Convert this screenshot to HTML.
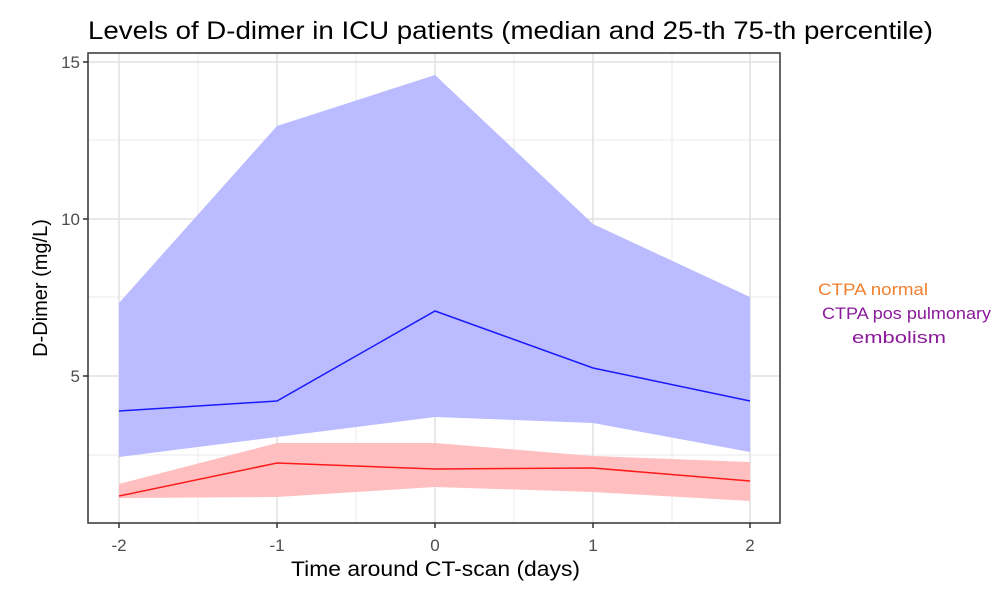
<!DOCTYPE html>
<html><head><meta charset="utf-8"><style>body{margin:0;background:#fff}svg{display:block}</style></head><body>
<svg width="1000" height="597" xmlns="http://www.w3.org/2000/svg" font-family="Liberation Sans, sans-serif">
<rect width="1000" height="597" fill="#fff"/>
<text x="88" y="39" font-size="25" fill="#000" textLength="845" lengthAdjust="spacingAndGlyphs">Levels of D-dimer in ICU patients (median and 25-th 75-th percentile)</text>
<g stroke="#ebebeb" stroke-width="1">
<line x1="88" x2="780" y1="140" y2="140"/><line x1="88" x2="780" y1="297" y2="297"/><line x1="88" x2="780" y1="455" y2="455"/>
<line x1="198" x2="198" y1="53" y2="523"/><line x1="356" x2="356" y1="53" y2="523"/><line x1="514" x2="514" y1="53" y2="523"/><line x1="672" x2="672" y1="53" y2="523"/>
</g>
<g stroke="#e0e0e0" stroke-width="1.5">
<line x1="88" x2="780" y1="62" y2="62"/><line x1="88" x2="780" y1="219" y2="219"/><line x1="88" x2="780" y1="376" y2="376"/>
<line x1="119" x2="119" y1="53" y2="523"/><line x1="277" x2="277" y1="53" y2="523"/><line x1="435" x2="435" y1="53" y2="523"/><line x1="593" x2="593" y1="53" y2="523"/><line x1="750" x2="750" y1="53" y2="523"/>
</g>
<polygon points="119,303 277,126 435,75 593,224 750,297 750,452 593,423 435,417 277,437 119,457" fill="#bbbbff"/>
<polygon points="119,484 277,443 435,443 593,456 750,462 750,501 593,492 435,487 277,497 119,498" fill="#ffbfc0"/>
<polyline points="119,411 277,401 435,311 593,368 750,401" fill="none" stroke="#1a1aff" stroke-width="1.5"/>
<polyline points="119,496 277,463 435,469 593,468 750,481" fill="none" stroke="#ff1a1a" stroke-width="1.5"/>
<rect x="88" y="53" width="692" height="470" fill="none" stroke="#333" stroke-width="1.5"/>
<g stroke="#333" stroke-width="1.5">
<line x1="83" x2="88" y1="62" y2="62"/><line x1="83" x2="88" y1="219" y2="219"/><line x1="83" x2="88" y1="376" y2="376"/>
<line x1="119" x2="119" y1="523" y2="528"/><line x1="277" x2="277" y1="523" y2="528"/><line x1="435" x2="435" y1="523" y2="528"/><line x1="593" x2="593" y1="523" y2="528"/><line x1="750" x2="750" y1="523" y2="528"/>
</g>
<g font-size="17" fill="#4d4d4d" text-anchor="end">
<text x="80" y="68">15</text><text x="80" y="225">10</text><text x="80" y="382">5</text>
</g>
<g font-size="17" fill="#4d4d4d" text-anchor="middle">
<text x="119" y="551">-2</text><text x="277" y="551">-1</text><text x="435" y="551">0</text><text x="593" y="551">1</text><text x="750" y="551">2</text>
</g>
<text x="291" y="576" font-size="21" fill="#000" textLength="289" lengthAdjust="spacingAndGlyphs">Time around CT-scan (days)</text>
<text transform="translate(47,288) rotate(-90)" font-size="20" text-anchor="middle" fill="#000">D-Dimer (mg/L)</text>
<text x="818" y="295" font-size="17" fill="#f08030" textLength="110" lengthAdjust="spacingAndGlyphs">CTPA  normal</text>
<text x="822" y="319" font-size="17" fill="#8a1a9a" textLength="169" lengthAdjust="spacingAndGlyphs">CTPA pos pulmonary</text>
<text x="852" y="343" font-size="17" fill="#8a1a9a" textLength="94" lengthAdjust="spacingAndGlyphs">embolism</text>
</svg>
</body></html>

▶ _REQUIREMENT_: Write out the material above once more, exactly as it reads, with no pictures.

▶ _CORRECT OUTPUT_:
Convert this screenshot to HTML.
<!DOCTYPE html>
<html><head><meta charset="utf-8"><style>body{margin:0;background:#fff}svg{display:block}</style></head><body>
<svg width="1000" height="597" xmlns="http://www.w3.org/2000/svg" font-family="Liberation Sans, sans-serif">
<rect width="1000" height="597" fill="#fff"/>
<text x="88" y="39" font-size="25" fill="#000" textLength="845" lengthAdjust="spacingAndGlyphs">Levels of D-dimer in ICU patients (median and 25-th 75-th percentile)</text>
<g stroke="#ebebeb" stroke-width="1">
<line x1="88" x2="780" y1="140" y2="140"/><line x1="88" x2="780" y1="297" y2="297"/><line x1="88" x2="780" y1="455" y2="455"/>
<line x1="198" x2="198" y1="53" y2="523"/><line x1="356" x2="356" y1="53" y2="523"/><line x1="514" x2="514" y1="53" y2="523"/><line x1="672" x2="672" y1="53" y2="523"/>
</g>
<g stroke="#e0e0e0" stroke-width="1.5">
<line x1="88" x2="780" y1="62" y2="62"/><line x1="88" x2="780" y1="219" y2="219"/><line x1="88" x2="780" y1="376" y2="376"/>
<line x1="119" x2="119" y1="53" y2="523"/><line x1="277" x2="277" y1="53" y2="523"/><line x1="435" x2="435" y1="53" y2="523"/><line x1="593" x2="593" y1="53" y2="523"/><line x1="750" x2="750" y1="53" y2="523"/>
</g>
<polygon points="119,303 277,126 435,75 593,224 750,297 750,452 593,423 435,417 277,437 119,457" fill="#bbbbff"/>
<polygon points="119,484 277,443 435,443 593,456 750,462 750,501 593,492 435,487 277,497 119,498" fill="#ffbfc0"/>
<polyline points="119,411 277,401 435,311 593,368 750,401" fill="none" stroke="#1a1aff" stroke-width="1.5"/>
<polyline points="119,496 277,463 435,469 593,468 750,481" fill="none" stroke="#ff1a1a" stroke-width="1.5"/>
<rect x="88" y="53" width="692" height="470" fill="none" stroke="#333" stroke-width="1.5"/>
<g stroke="#333" stroke-width="1.5">
<line x1="83" x2="88" y1="62" y2="62"/><line x1="83" x2="88" y1="219" y2="219"/><line x1="83" x2="88" y1="376" y2="376"/>
<line x1="119" x2="119" y1="523" y2="528"/><line x1="277" x2="277" y1="523" y2="528"/><line x1="435" x2="435" y1="523" y2="528"/><line x1="593" x2="593" y1="523" y2="528"/><line x1="750" x2="750" y1="523" y2="528"/>
</g>
<g font-size="17" fill="#4d4d4d" text-anchor="end">
<text x="80" y="68">15</text><text x="80" y="225">10</text><text x="80" y="382">5</text>
</g>
<g font-size="17" fill="#4d4d4d" text-anchor="middle">
<text x="119" y="551">-2</text><text x="277" y="551">-1</text><text x="435" y="551">0</text><text x="593" y="551">1</text><text x="750" y="551">2</text>
</g>
<text x="291" y="576" font-size="21" fill="#000" textLength="289" lengthAdjust="spacingAndGlyphs">Time around CT-scan (days)</text>
<text transform="translate(47,288) rotate(-90)" font-size="20" text-anchor="middle" fill="#000">D-Dimer (mg/L)</text>
<text x="818" y="295" font-size="17" fill="#f08030" textLength="110" lengthAdjust="spacingAndGlyphs">CTPA  normal</text>
<text x="822" y="319" font-size="17" fill="#8a1a9a" textLength="169" lengthAdjust="spacingAndGlyphs">CTPA pos pulmonary</text>
<text x="852" y="343" font-size="17" fill="#8a1a9a" textLength="94" lengthAdjust="spacingAndGlyphs">embolism</text>
</svg>
</body></html>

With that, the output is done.